Like Water for Batteries: Pitt team finds water ‘likeability’ plays a role in battery-charged objects
UNIVERSITY OF PITTSBURGH NEWS RELEASE
Contact: B. Rose Huber , 412-624-4356
PITTSBURGH (July 29, 2013) ... Objects made from graphite-such as lithium-ion batteries-are "hydrophobic," meaning that they "dislike" water. For decades this lack of likeability has presented significant challenges in terms of building more durable technological devices made with graphite-until now.

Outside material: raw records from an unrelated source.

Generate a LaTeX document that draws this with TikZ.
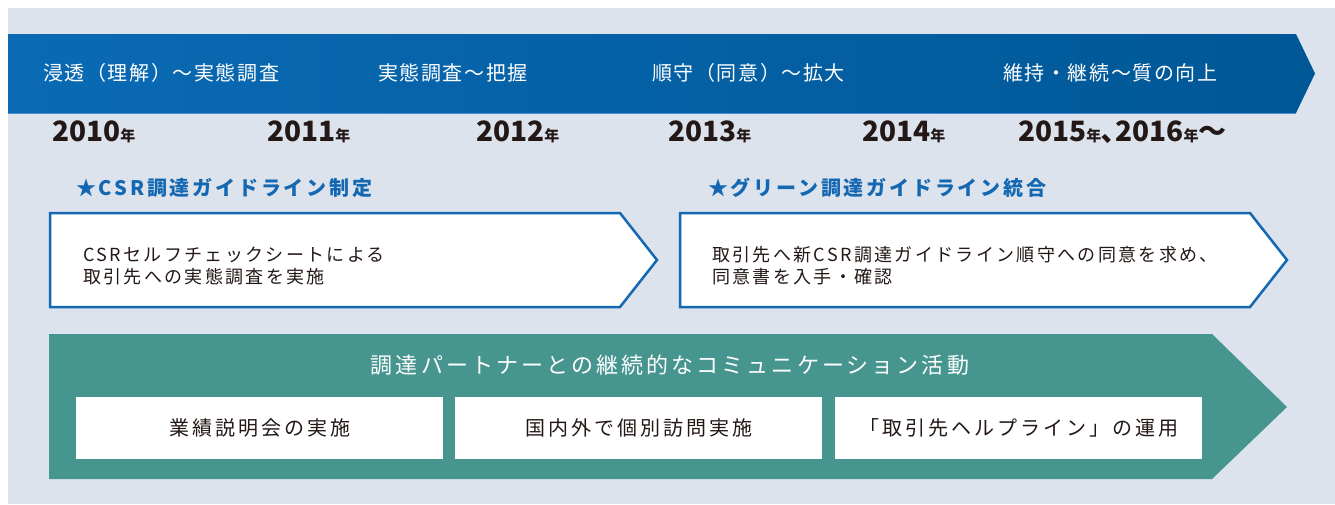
\documentclass[tikz,border=0pt]{standalone}
\usepackage{fontspec}
\setmainfont{Noto Sans CJK JP}
\usetikzlibrary{positioning}
\definecolor{paper}{HTML}{DCE3ED}
\definecolor{bandl}{HTML}{0A6AB4}
\definecolor{bandr}{HTML}{005796}
\definecolor{bandline}{HTML}{4C8ED0}
\definecolor{frame}{HTML}{1468B2}
\definecolor{teal}{HTML}{46958F}
\definecolor{ink}{HTML}{231815}
\newcommand{\nen}{{\fontsize{15}{16}\selectfont 年}}
\newcommand{\track}[2]{\fontsize{#1}{1.2\dimexpr#1pt\relax}\selectfont\addfontfeature{LetterSpace=#2}}

\begin{document}
\begin{tikzpicture}[x=1pt,y=-1pt,
  bandtxt/.style={text=white,font=\track{20}{8},anchor=west,inner sep=0pt},
  yeartxt/.style={text=ink,font=\bfseries\fontsize{28}{30}\selectfont,anchor=west,inner sep=0pt},
  headtxt/.style={text=frame,font=\bfseries\track{20}{14},anchor=west,inner sep=0pt},
  boxtxt/.style={text=ink,font=\fontsize{18}{22}\selectfont\addfontfeature{LetterSpace=13},
                 anchor=west,align=left,inner sep=0pt},
  actbox/.style={fill=white,minimum width=367pt,minimum height=62pt,inner sep=0pt,
                 text=ink,font=\track{20}{15}}]
  \useasboundingbox (0,0) rectangle (1335,504);
  \fill[white] (0,0) rectangle (1335,504);
  \fill[paper] (8,8) rectangle (1335,504);

  % timeline band
  \shade[left color=bandl,right color=bandr]
    (8,34) -- (1296,34) -- (1315,73.5) -- (1296,113) -- (8,113) -- cycle;
  \draw[bandline,line width=1pt] (8,113) -- (1296,113);
  \node[bandtxt] (ph1) at (43,73) {浸透（理解）～実態調査};
  \node[bandtxt] (ph2) at (378,73) {実態調査～把握};
  \node[bandtxt] (ph3) at (652,73) {順守（同意）～拡大};
  \node[bandtxt] (ph4) at (1003,73) {維持・継続～質の向上};

  % years
  \node[yeartxt] (y2010) at (52,132) {2010\nen};
  \node[yeartxt] (y2011) at (267,132) {2011\nen};
  \node[yeartxt] (y2012) at (476,132) {2012\nen};
  \node[yeartxt] (y2013) at (668,132) {2013\nen};
  \node[yeartxt] (y2014) at (862,132) {2014\nen};
  \node[yeartxt] (y2015) at (1018,132) {2015\nen､2016\nen～};

  % guideline steps
  \node[headtxt] (csrhead) at (76,188) {★CSR調達ガイドライン制定};
  \node[headtxt] (grnhead) at (708,188) {★グリーン調達ガイドライン統合};
  \draw[frame,line width=2.5pt,fill=white]
    (50,213) -- (620,213) -- (657,260) -- (620,307) -- (50,307) -- cycle;
  \draw[frame,line width=2.5pt,fill=white]
    (680,213) -- (1250,213) -- (1287,260) -- (1250,307) -- (680,307) -- cycle;
  \node[boxtxt] (csrtxt) at (83,266) {CSRセルフチェックシートによる\\取引先への実態調査を実施};
  \node[boxtxt] (grntxt) at (712,266) {取引先へ新CSR調達ガイドライン順守への同意を求め、\\同意書を入手・確認};

  % communication activities
  \fill[teal] (49,334) -- (1212,334) -- (1287,407) -- (1212,479) -- (49,479) -- cycle;
  \node[text=white,font=\track{22}{14},inner sep=0pt] (commhead) at (670,365)
    {調達パートナーとの継続的なコミュニケーション活動};
  \node[actbox] (brief) at (259.5,428) {業績説明会の実施};
  \node[actbox] (visit) at (638.5,428) {国内外で個別訪問実施};
  \node[actbox] (help)  at (1018.5,428) {「取引先ヘルプライン」の運用};
\end{tikzpicture}
\end{document}
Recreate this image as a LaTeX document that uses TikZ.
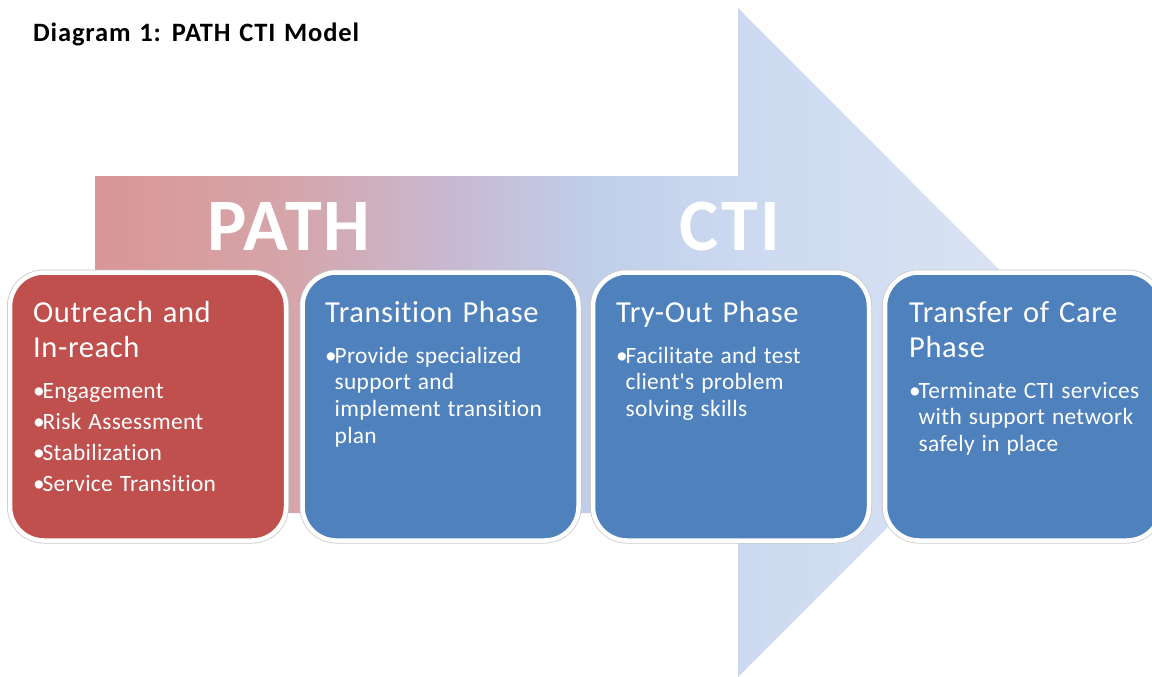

It appears that past samples of graphite were likely contaminated by air, causing the samples to appear hydrophobic, according to a University of Pittsburgh study. The Pitt team has demonstrated-for the first time-these materials are actually intrinsically attracted to water or "hydrophilic." The findings, published in Nature Materials , have particular implications for lithium-ion batteries and super capacitors, as both battery types are built from these materials.
"This work could change the fundamental understanding of the surface properties of these materials," said Lei Li, PhD , co-lead author of the paper and an assistant professor within Pitt's Swanson School of Engineering. "These findings hold implications for producing stronger, more durable batteries. And, hopefully, it will also be important to the fabrication of devices in various nanotechnology areas."